Muhammad Mustafa Rafique

 

Title Energy-aware Scheduling in Hadoop
Abstract

Cloud computing has become a paradigm of choice to host large-scale applications on scalable infrastructures, and Hadoop has become the software infrastructure of choice for supporting a variety of big data applications in cloud environment. In cloud computing, it is typical to assumed homogeneous resources, and data locality is often the only scheduling constraint considered in scheduling the workloads. However, specialized energy-efficient architectures and regular system upgrades lead to hardware heterogeneity such that a data center may have multiple clusters providing different performance and energy characteristics. In this talk, I will present the design and the implementation of a workflow management system to effectively schedule jobs to multiple heterogeneous clusters while considering their energy and performance goals.

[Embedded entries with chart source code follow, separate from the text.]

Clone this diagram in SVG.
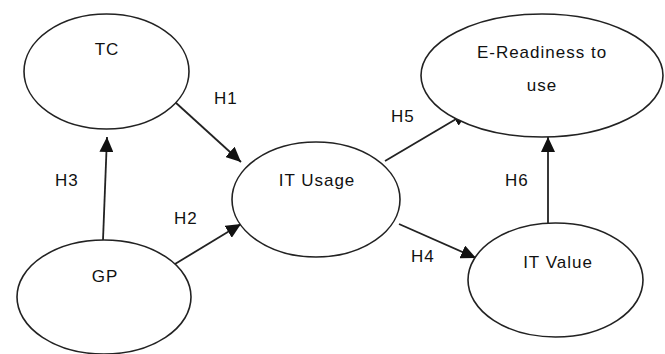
<svg xmlns="http://www.w3.org/2000/svg" width="665" height="354" viewBox="0 0 665 354">
<style>
.node ellipse{fill:#fff;stroke:#222;stroke-width:1.6}
text{font-family:"Liberation Sans",Arial,sans-serif;font-size:17px;fill:#111;letter-spacing:1px}
.c{text-anchor:middle}
.edge{stroke:#222;stroke-width:1.8;fill:none}
</style>
<defs>
<marker id="ah" markerUnits="userSpaceOnUse" markerWidth="16" markerHeight="14" refX="15" refY="7" orient="auto">
<path d="M0,0 L15,7 L0,14 Z" fill="#111"/>
</marker>
</defs>
<rect width="665" height="354" fill="#fff"/>
<g id="connectors">
<line class="edge" x1="103" y1="240" x2="107" y2="137" marker-end="url(#ah)"/>
<line class="edge" x1="175" y1="102" x2="241" y2="162" marker-end="url(#ah)"/>
<line class="edge" x1="175" y1="264" x2="241" y2="224" marker-end="url(#ah)"/>
<line class="edge" x1="385" y1="161" x2="468" y2="112" marker-end="url(#ah)"/>
<line class="edge" x1="399" y1="224" x2="476" y2="258" marker-end="url(#ah)"/>
<line class="edge" x1="548" y1="223" x2="548" y2="137" marker-end="url(#ah)"/>
<text x="214" y="104">H1</text>
<text x="174" y="224">H2</text>
<text x="55" y="186">H3</text>
<text x="411" y="262">H4</text>
<text x="391" y="122">H5</text>
<text x="505" y="186">H6</text>
</g>
<g id="TC" class="node"><ellipse cx="106.5" cy="71.5" rx="82.5" ry="57.5"/><text class="c" x="107" y="55">TC</text></g>
<g id="GP" class="node"><ellipse cx="104" cy="297" rx="87" ry="57"/><text class="c" x="105" y="282">GP</text></g>
<g id="ITUsage" class="node"><ellipse cx="316" cy="199.5" rx="84" ry="57.5"/><text class="c" x="317" y="186">IT Usage</text></g>
<g id="EReadiness" class="node"><ellipse cx="542" cy="75.5" rx="121" ry="61.5"/><text class="c" x="542" y="58">E-Readiness to</text><text class="c" x="542" y="91">use</text></g>
<g id="ITValue" class="node"><ellipse cx="555.5" cy="280" rx="87.5" ry="57"/><text class="c" x="558" y="268">IT Value</text></g>
</svg>
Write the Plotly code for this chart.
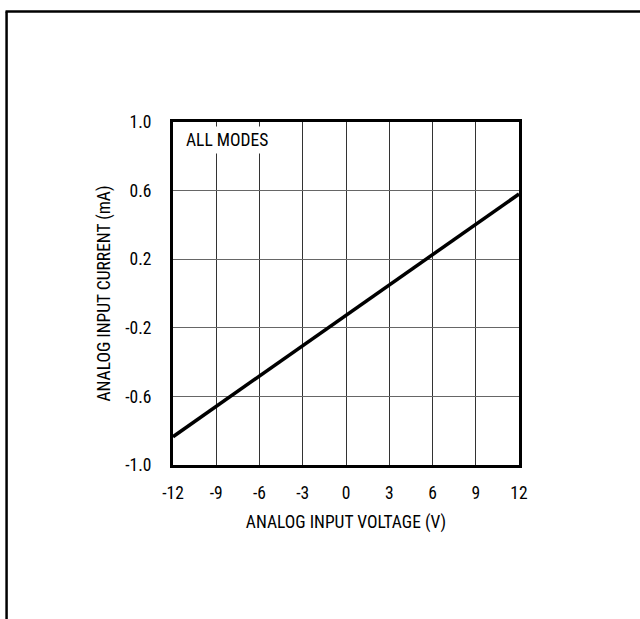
import plotly.graph_objects as go

# Data
voltage = [-12, 12]
current = [-0.835, 0.58]
x_ticks = [-12, -9, -6, -3, 0, 3, 6, 9, 12]
y_ticks = [1.0, 0.6, 0.2, -0.2, -0.6, -1.0]
y_tick_labels = ["1.0", "0.6", "0.2", "-0.2", "-0.6", "-1.0"]

FONT = "Roboto Condensed, Liberation Sans Narrow, Arial Narrow, sans-serif"
FS = 17.5

fig = go.Figure()
fig.add_trace(go.Scatter(x=voltage, y=current, mode="lines",
                         line=dict(color="black", width=3.5),
                         showlegend=False, hoverinfo="skip"))

fig.update_layout(
    width=640, height=619,
    margin=dict(l=173, r=121, t=122, b=154),
    paper_bgcolor="white", plot_bgcolor="white",
    font=dict(family=FONT, size=FS, color="black"),
    xaxis=dict(range=[-12, 12], tickvals=x_ticks, ticktext=[str(v) for v in x_ticks],
               showgrid=True, gridcolor="#333", gridwidth=1,
               showline=True, linecolor="black", linewidth=3, mirror=True,
               zeroline=False, ticks="", ticklen=0, ticklabelstandoff=10,
               title=dict(text="ANALOG INPUT VOLTAGE (V)", standoff=14,
                          font=dict(family=FONT, size=FS)),
               tickfont=dict(family=FONT, size=FS)),
    yaxis=dict(range=[-1.0, 1.0], tickvals=y_ticks, ticktext=y_tick_labels,
               showgrid=True, gridcolor="#666", gridwidth=1,
               showline=True, linecolor="black", linewidth=3, mirror=True,
               zeroline=False, ticks="", ticklen=0, ticklabelstandoff=15,
               title=dict(text="ANALOG INPUT CURRENT (mA)", standoff=11,
                          font=dict(family=FONT, size=FS)),
               tickfont=dict(family=FONT, size=FS)),
    annotations=[dict(x=-11.4, y=0.895, xref="x", yref="y", text="ALL MODES",
                      showarrow=False, xanchor="left", yanchor="middle",
                      bgcolor="white", borderpad=3,
                      font=dict(family=FONT, size=FS, color="black"))],
    shapes=[
        dict(type="line", xref="paper", yref="paper",
             x0=-0.481, x1=-0.481, y0=1.322, y1=-0.5,
             line=dict(color="black", width=2.5)),
        dict(type="line", xref="paper", yref="paper",
             x0=-0.484, x1=1.4, y0=1.322, y1=1.322,
             line=dict(color="black", width=2.5)),
    ],
)

fig.write_html("out.html", config={"displayModeBar": False},
               post_script="document.body.style.margin='0';")
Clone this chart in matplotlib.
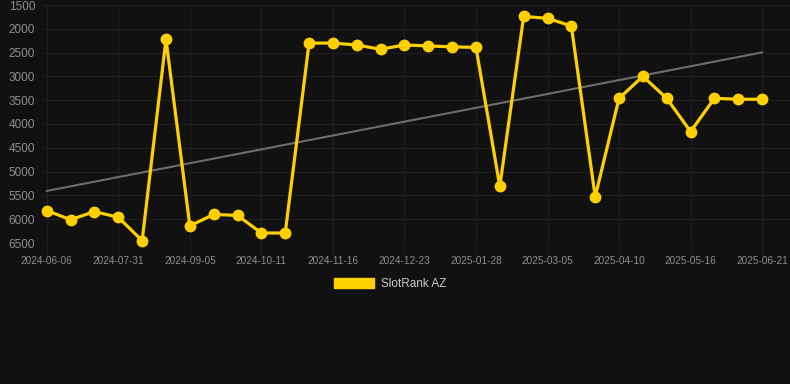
import numpy as np
import matplotlib
matplotlib.use('Agg')
import matplotlib.pyplot as plt
from matplotlib.patches import Patch

# Rank values, one per sample (lower rank = better, so the axis is inverted)
ranks = [5820, 6010, 5840, 5960, 6450, 2220, 6140, 5900, 5920, 6290,
         6290, 2300, 2300, 2340, 2430, 2340, 2360, 2380, 2390, 5310,
         1740, 1780, 1940, 5530, 3460, 3000, 3460, 4160, 3460, 3480,
         3480]

# Date labels shown on the x axis (every 3rd sample)
tick_labels = ['2024-06-06', '2024-07-31', '2024-09-05', '2024-10-11',
               '2024-11-16', '2024-12-23', '2025-01-28', '2025-03-05',
               '2025-04-10', '2025-05-16', '2025-06-21']
y_ticks = [1500, 2000, 2500, 3000, 3500, 4000, 4500, 5000, 5500, 6000, 6500]

bg = '#111111'
gold = '#FFD000'

plt.rcParams['font.family'] = ['Liberation Sans', 'DejaVu Sans']

fig = plt.figure(figsize=(7.9, 3.84), dpi=100, facecolor=bg)
ax = fig.add_axes([42 / 790, 1 - 243 / 384, 748 / 790, 238 / 384])
ax.set_facecolor(bg)

x = np.arange(len(ranks))

# linear trend line over the whole series
coef = np.polyfit(x, ranks, 1)
ax.plot(x, np.polyval(coef, x), color='#6e6e6e', linewidth=1.5, zorder=2)

ax.plot(x, ranks, color=gold, linewidth=2.3, marker='o', markersize=7.5,
        solid_joinstyle='miter', zorder=3, clip_on=False)

ax.set_ylim(6500, 1500)
ax.set_xlim(-0.2, 31.17)
ax.set_yticks(y_ticks)
ax.set_xticks(x[::3])
ax.set_xticklabels(tick_labels)

ax.grid(True, color='#1f1f1f', linewidth=0.8)
for s in ax.spines.values():
    s.set_visible(False)
ax.tick_params(axis='y', length=0, pad=5, labelsize=8.5, labelcolor='#8f8f8f')
ax.tick_params(axis='x', length=8, color='#1f1f1f', pad=1, labelsize=7.2, labelcolor='#8f8f8f')

handle = Patch(facecolor=gold, edgecolor=gold)
fig.legend([handle], ['SlotRank AZ'], loc='center', bbox_to_anchor=(0.494, 1 - 284 / 384),
           frameon=False, fontsize=8.5, labelcolor='#cccccc',
           handlelength=3.4, handleheight=1.0, handletextpad=0.6)

fig.savefig('out.png', dpi=100, facecolor=bg)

The workflow manager tracks, records, and analyzes the performance and the energy characteristics of Hadoop applications on available heterogeneous clusters and schedules the jobs on the cluster based on their energy characteristics. When evaluated using representative Hadoop applications and benchmarks, the workflow manager yields significantly improved system performance as workloads are scheduled on the appropriate clusters that match the computing and energy profile of the scheduled application.

Bio

M. Mustafa Rafique is a Research Scientist in the High Performance Systems Group at IBM Research Dublin. His research focuses on designing and developing accelerator- and coprocessor-based heterogeneous clusters for high-performance computing (HPC). His research interest includes resource management for cloud computing, resource management for asymmetric clusters, programming models for heterogeneous systems, and I/O techniques for asymmetric multiprocessors. Prior to joining IBM, Mustafa has worked at NEC Labs and Qatar Computing Research Institute (QCRI) on designing innovative solutions for adaptive and efficient resource management in massively parallel, distributed, and high-performance computing systems. Mustafa received his MS and Ph.D. degrees in Computer Science from Virginia Tech in 2010 and 2011 respectively.